Para Joaquim Fidalgo, professor de jornalismo na Universidade do Minho, o Papa começou a conquistar corações logo nessa primeira aparição à varanda. 

“Tudo começou naquele fim de tarde em que ele foi à varanda e saudou as pessoas com um ‘boa noite’, a saudação mais natural que todos utilizamos entre nós, mas o Papa normalmente não usa. Isso é uma coisa simbólica. E o modo simples como no fim ainda disse ‘durmam bem’: foi uma coisa muito pequena mas que imediatamente deu o tom de uma pessoa próxima das pessoas e que fala para as pessoas como pessoas.” 

É uma realidade, considera Joaquim Fidalgo, que revela também uma sede popular de familiaridade: “Acaba por haver por parte das pessoas uma vontade que falem para nós enquanto pessoas e não só para os entendidos, que acaba por tocar muito de perto toda a gente.” 

“Julgo que nesse aspecto tem a ver com a vontade de familiaridade não só do Papa, mas da Igreja como um todo, porque, no fundo, julgo que as pessoas, quando dizem que gostam deste Papa que fala para elas como pessoas, estão a dizer também que gostam que a Igreja fale para elas como pessoas nesta terra, neste mundo, neste tempo”, diz. 

A proximidade é apontada por muitos como a principal característica do Papa Francisco. É o caso de Pedro Mexia, que, em entrevista à Renascença, destaca o “capital de simpatia” que Francisco tem.
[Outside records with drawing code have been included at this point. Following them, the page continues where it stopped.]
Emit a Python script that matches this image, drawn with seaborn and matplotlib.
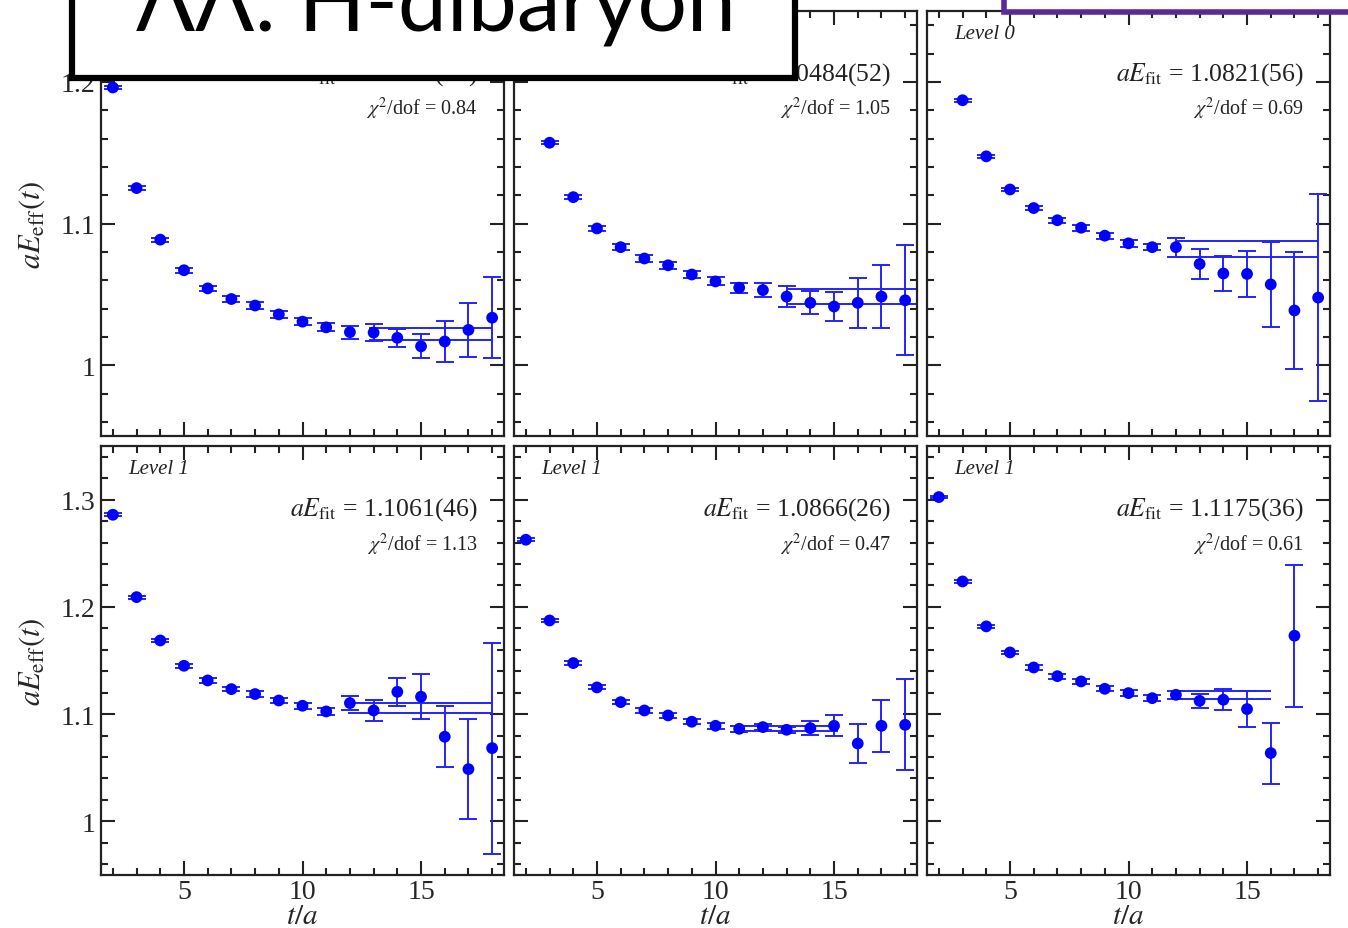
import numpy as np
import pandas as pd
import matplotlib
matplotlib.use("Agg")
import matplotlib.pyplot as plt
import seaborn as sns
from matplotlib.patches import Rectangle
from matplotlib.ticker import MultipleLocator, FuncFormatter

# ---------------- effective-mass data ----------------
# Level 0, panel A
t_0a = [2, 3, 4, 5, 6, 7, 8, 9, 10, 11, 12, 13, 14, 15, 16, 17, 18]
E_0a = [1.196, 1.125, 1.0886, 1.067, 1.0542, 1.0467, 1.0421, 1.0358, 1.0307,
        1.0267, 1.0233, 1.023, 1.0193, 1.0133, 1.0167, 1.0249, 1.0335]
err_0a = [0.001, 0.0012, 0.0014, 0.0016, 0.0019, 0.0021, 0.0023, 0.0023, 0.0026,
          0.0028, 0.0047, 0.0058, 0.0064, 0.0085, 0.0144, 0.0193, 0.0286]

# Level 0, panel B
t_0b = [3, 4, 5, 6, 7, 8, 9, 10, 11, 12, 13, 14, 15, 16, 17, 18]
E_0b = [1.157, 1.1186, 1.0965, 1.0833, 1.0753, 1.0705, 1.064, 1.0591, 1.0547,
        1.053, 1.0484, 1.044, 1.0414, 1.044, 1.0484, 1.0458]
err_0b = [0.0012, 0.0014, 0.0016, 0.0019, 0.0023, 0.0023, 0.0023, 0.0028, 0.0035,
          0.0048, 0.0072, 0.0081, 0.0102, 0.0178, 0.0224, 0.0387]

# Level 0, panel C
t_0c = [3, 4, 5, 6, 7, 8, 9, 10, 11, 12, 13, 14, 15, 16, 17, 18]
E_0c = [1.187, 1.1474, 1.124, 1.1109, 1.1023, 1.097, 1.0914, 1.086, 1.0833,
        1.0833, 1.0714, 1.0647, 1.0644, 1.057, 1.0386, 1.0477]
err_0c = [0.001, 0.0012, 0.0014, 0.0016, 0.0019, 0.0021, 0.0021, 0.0023, 0.0023,
          0.0067, 0.0109, 0.0126, 0.0165, 0.0298, 0.0413, 0.073]

# Level 1, panel A
t_1a = [2, 3, 4, 5, 6, 7, 8, 9, 10, 11, 12, 13, 14, 15, 16, 17, 18]
E_1a = [1.2859, 1.2091, 1.1687, 1.1451, 1.1314, 1.1233, 1.1187, 1.1127, 1.1078,
        1.1025, 1.1103, 1.1034, 1.1208, 1.1162, 1.0789, 1.0487, 1.0683]
err_1a = [0.0013, 0.0013, 0.0016, 0.0019, 0.0022, 0.0022, 0.0025, 0.0025, 0.0028,
          0.003, 0.0067, 0.0101, 0.0129, 0.021, 0.0284, 0.0466, 0.0984]

# Level 1, panel B
t_1b = [2, 3, 4, 5, 6, 7, 8, 9, 10, 11, 12, 13, 14, 15, 16, 17, 18]
E_1b = [1.2626, 1.1873, 1.1476, 1.1249, 1.1112, 1.1034, 1.0988, 1.0929, 1.0891,
        1.0863, 1.0879, 1.0854, 1.0869, 1.0891, 1.0726, 1.0891, 1.09]
err_1b = [0.0013, 0.0013, 0.0016, 0.0018, 0.002, 0.0022, 0.0025, 0.0025, 0.0028,
          0.003, 0.003, 0.003, 0.0065, 0.0098, 0.0183, 0.0244, 0.0423]

# Level 1, panel C
t_1c = [2, 3, 4, 5, 6, 7, 8, 9, 10, 11, 12, 13, 14, 15, 16, 17]
E_1c = [1.3024, 1.2237, 1.1818, 1.1575, 1.1435, 1.1354, 1.1305, 1.1236, 1.1196,
        1.1149, 1.118, 1.1124, 1.1134, 1.1047, 1.0637, 1.1731]
err_1c = [0.0013, 0.0013, 0.0016, 0.0018, 0.002, 0.0022, 0.0025, 0.0025, 0.0028,
          0.003, 0.004, 0.0067, 0.01, 0.0171, 0.0284, 0.0664]

# plateau fits: value, error, fit window, chi^2/dof
fit_val = [1.0222, 1.0484, 1.0821, 1.1061, 1.0866, 1.1175]
fit_err = [0.0043, 0.0052, 0.0056, 0.0046, 0.0026, 0.0036]
fit_lo = [12.8, 13.0, 12.0, 11.9, 10.8, 11.85]
fit_hi = [18.0, 19.0, 18.0, 18.0, 15.15, 16.0]
fit_labels = ["1.0222(43)", "1.0484(52)", "1.0821(56)", "1.1061(46)", "1.0866(26)", "1.1175(36)"]
chi2_labels = ["0.84", "1.05", "0.69", "1.13", "0.47", "0.61"]
level_labels = ["Level 0", "Level 0", "Level 0", "Level 1", "Level 1", "Level 1"]

series = [(t_0a, E_0a, err_0a), (t_0b, E_0b, err_0b), (t_0c, E_0c, err_0c),
          (t_1a, E_1a, err_1a), (t_1b, E_1b, err_1b), (t_1c, E_1c, err_1c)]

title_text = "ΛΛ: H-dibaryon"

# ---------------- style ----------------
sns.set_theme(style="ticks")
plt.rcParams["font.family"] = ["Liberation Serif", "DejaVu Serif"]
plt.rcParams["mathtext.fontset"] = "stix"
plt.rcParams["axes.linewidth"] = 1.5

W, H = 1348, 929
fig = plt.figure(figsize=(W / 100, H / 100), dpi=100)
fig.patch.set_facecolor("white")

pt_blue = "#0000ff"
bar_blue = "#2222ff"

col_x = [101, 514, 927]
col_w = 403
row_y = [(12, 437), (447, 876)]


def fig_rect(x0, y0, x1, y1):
    return [x0 / W, 1 - y1 / H, (x1 - x0) / W, (y1 - y0) / H]


tick_fmt = FuncFormatter(lambda v, p: f"{round(v, 3):g}")

for i, (t, E, err) in enumerate(series):
    r, c = divmod(i, 3)
    y0, y1 = row_y[r]
    ax = fig.add_axes(fig_rect(col_x[c], y0, col_x[c] + col_w, y1))
    ax.set_facecolor("white")
    df = pd.DataFrame({"t": t, "E": E, "err": err})

    ax.errorbar(df["t"], df["E"], yerr=df["err"], fmt="none", ecolor=bar_blue,
                elinewidth=1.4, capsize=6.5, capthick=1.4, zorder=2)
    sns.scatterplot(data=df, x="t", y="E", ax=ax, color=pt_blue, s=72,
                    edgecolor="none", linewidth=0, zorder=3, legend=False)
    lo, hi = fit_val[i] - fit_err[i], fit_val[i] + fit_err[i]
    ax.hlines([lo, hi], fit_lo[i], fit_hi[i], colors=bar_blue, lw=1.4, zorder=2)

    ax.set_xlim(1.5, 18.5)
    ax.set_ylim((0.95, 1.25) if r == 0 else (0.95, 1.35))
    ax.xaxis.set_major_locator(MultipleLocator(5))
    ax.xaxis.set_minor_locator(MultipleLocator(1))
    ax.yaxis.set_major_locator(MultipleLocator(0.1))
    ax.yaxis.set_minor_locator(MultipleLocator(0.02))
    ax.yaxis.set_major_formatter(tick_fmt)
    ax.tick_params(which="both", direction="in", top=True, right=True,
                   width=1.5, color="#222222", labelsize=20)
    ax.tick_params(which="major", length=10)
    ax.tick_params(which="minor", length=5)
    ax.tick_params(axis="x", pad=3)
    ax.tick_params(axis="y", pad=4)
    for sp in ax.spines.values():
        sp.set_color("#222222")
        sp.set_linewidth(1.6)

    ax.set_xlabel("")
    ax.set_ylabel("")
    if r == 1:
        ax.set_xlabel(r"$t/a$", fontsize=21, labelpad=0, va="top")
        ax.xaxis.set_label_coords(0.5, -0.066)
    else:
        ax.tick_params(axis="x", labelbottom=False)
    if c == 0:
        ax.set_ylabel(r"$aE_{\rm eff}(t)$", fontsize=22)
        ax.yaxis.set_label_coords(-0.135, 0.5)
    else:
        ax.tick_params(axis="y", labelleft=False)

    ax.text(0.068, 0.948, level_labels[i], transform=ax.transAxes, fontsize=15,
            style="italic", ha="left", va="center", color="#222222")
    ax.text(0.935, 0.853, r"$aE_{\rm fit}$ = " + fit_labels[i], transform=ax.transAxes,
            fontsize=18.5, ha="right", va="center", color="#222222")
    ax.text(0.935, 0.772, r"$\chi^2$/dof = " + chi2_labels[i], transform=ax.transAxes,
            fontsize=14.5, ha="right", va="center", color="#222222")

# ---------------- title banner ----------------
fig.add_artist(Rectangle((72 / W, 1 - 79 / H), (795 - 72) / W, 0.2,
                         transform=fig.transFigure, facecolor="white",
                         edgecolor="black", linewidth=4.5, zorder=5, clip_on=False))
fig.text(436 / W, 1 - 30 / H, title_text, fontsize=63,
         family=["Lato", "Open Sans", "DejaVu Sans"], ha="center", va="baseline",
         color="black", zorder=6)

fig.add_artist(Rectangle((1004 / W, 1 - 13 / H), 0.5, 0.2,
                         transform=fig.transFigure, facecolor="white",
                         edgecolor="#5a2a98", linewidth=4, zorder=5, clip_on=False))

fig.savefig("out.png", dpi=100, facecolor="white")
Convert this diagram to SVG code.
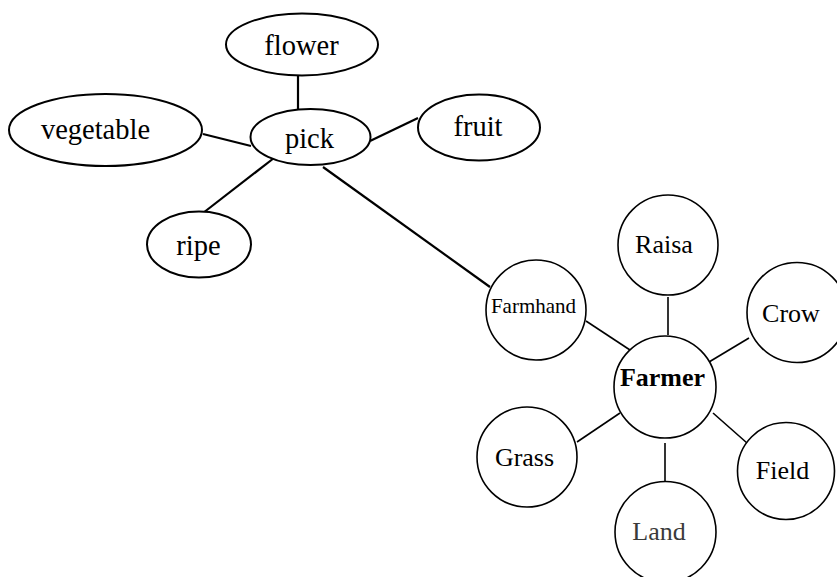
<svg xmlns="http://www.w3.org/2000/svg" width="837" height="577" viewBox="0 0 837 577">
<style>
.n{fill:#fff;stroke:#000;stroke-width:2}
.c{fill:#fff;stroke:#000;stroke-width:1.6}
.t{font-family:"Liberation Serif","Times New Roman",serif;text-anchor:middle;fill:#000}
.a{font-size:28.5px}
.b{font-size:26px}
.e{stroke:#000;stroke-width:2.2;fill:none}
.f{stroke:#000;stroke-width:1.6;fill:none}
</style>
<rect width="837" height="577" fill="#fff"/>
<g id="connectors">
<line class="e" x1="298" y1="70" x2="298" y2="118"/>
<line class="e" x1="203" y1="134" x2="251" y2="146"/>
<line class="e" x1="203" y1="213" x2="274" y2="158"/>
<line class="e" x1="370" y1="141" x2="418" y2="118"/>
<line class="e" x1="323" y1="167" x2="490" y2="287"/>
<line class="f" x1="668" y1="297" x2="668" y2="335"/>
<line class="f" x1="586" y1="321" x2="630" y2="350"/>
<line class="f" x1="749" y1="338" x2="709" y2="362"/>
<line class="f" x1="577" y1="442" x2="620" y2="413"/>
<line class="f" x1="713" y1="413" x2="747" y2="443"/>
<line class="f" x1="665" y1="443" x2="665" y2="481"/>
</g>
<g id="flower"><ellipse class="n" cx="302" cy="44.5" rx="76" ry="31"/><text class="t a" x="301.5" y="55">flower</text></g>
<g id="vegetable"><ellipse class="n" cx="105.5" cy="130" rx="96.5" ry="36"/><text class="t a" x="95.5" y="139">vegetable</text></g>
<g id="pick"><ellipse class="n" cx="310.5" cy="137" rx="60" ry="28"/><text class="t a" x="309.5" y="148">pick</text></g>
<g id="fruit"><ellipse class="n" cx="479" cy="127.5" rx="61" ry="33"/><text class="t a" x="478" y="136">fruit</text></g>
<g id="ripe"><ellipse class="n" cx="199" cy="244.5" rx="52" ry="33"/><text class="t a" x="198.5" y="255">ripe</text></g>
<g id="Raisa"><circle class="c" cx="668" cy="245" r="50"/><text class="t b" x="664" y="253">Raisa</text></g>
<g id="Farmhand"><circle class="c" cx="536" cy="310" r="50"/><text class="t" style="font-size:21px" x="533.5" y="313">Farmhand</text></g>
<g id="Crow"><circle class="c" cx="797" cy="312.5" r="50"/><text class="t b" x="791" y="322">Crow</text></g>
<g id="Farmer"><circle class="c" cx="665" cy="387" r="51"/><text class="t b" style="font-weight:bold" x="662.5" y="386">Farmer</text></g>
<g id="Grass"><circle class="c" cx="527" cy="457" r="50"/><text class="t b" x="524.5" y="466">Grass</text></g>
<g id="Field"><circle class="c" cx="786" cy="471" r="48.5"/><text class="t b" x="782.5" y="479">Field</text></g>
<g id="Land"><circle class="c" cx="665.5" cy="532" r="50.5"/><text class="t b" style="fill:#3a3a3a" x="659" y="540">Land</text></g>
</svg>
Um ano de "Domingo de Ramos"?
O Papa foi eleito homem do ano pela Time e o "Le Monde" e foi capa da revista sobre música e cultura popular Rolling Stone.

O cónego João Aguiar, que é também presidente do conselho de gerência do grupo R/Com, que detém a Renascença, o segredo do sucesso mediático de Francisco está no estilo do Papa.

“O essencial para mim está na pessoa e no tipo de comunicação do Papa Francisco. Comunica muito mais pelo que faz do que pelo que diz e no que diz tem uma enorme vantagem: fala a linguagem dos simples, fala quase em ‘tweets’. Nos seus discursos tem sempre uma ou duas frases que podem fazer as delícias dos jornalistas”, diz. 

Joaquim Fidalgo confirma essa ideia com um episódio recente: “Recentemente, quando falou sobre a família, terminou com uma mensagem muito simples em relação aos casais, dizendo ‘vocês até podem zangar-se, atirar um prato, mas depois façam as pazes antes de ir dormir’. Isto é uma coisa que seria inimaginável num Papa anterior. Nesse sentido, os ‘media’ acabam por gostar imenso porque, sempre que ele fala, quase sempre vai ser notícia.” 

Depois de um ano de quase lua-de-mel mediática, será que estamos perante um sucesso sustentável? Aguiar Campos deixa um alerta: “Penso que foi o bispo de San Sebastian que disse há um ou dois meses que Francisco vive, para já, o seu Domingo de Ramos, quando Jesus entrou triunfalmente em Jerusalém. À medida que algumas das injustas expectativas não forem respondidas, muitos ficarão desiludidos, e serão esses que depois chegarão à cruz a cana embebida em vinagre.”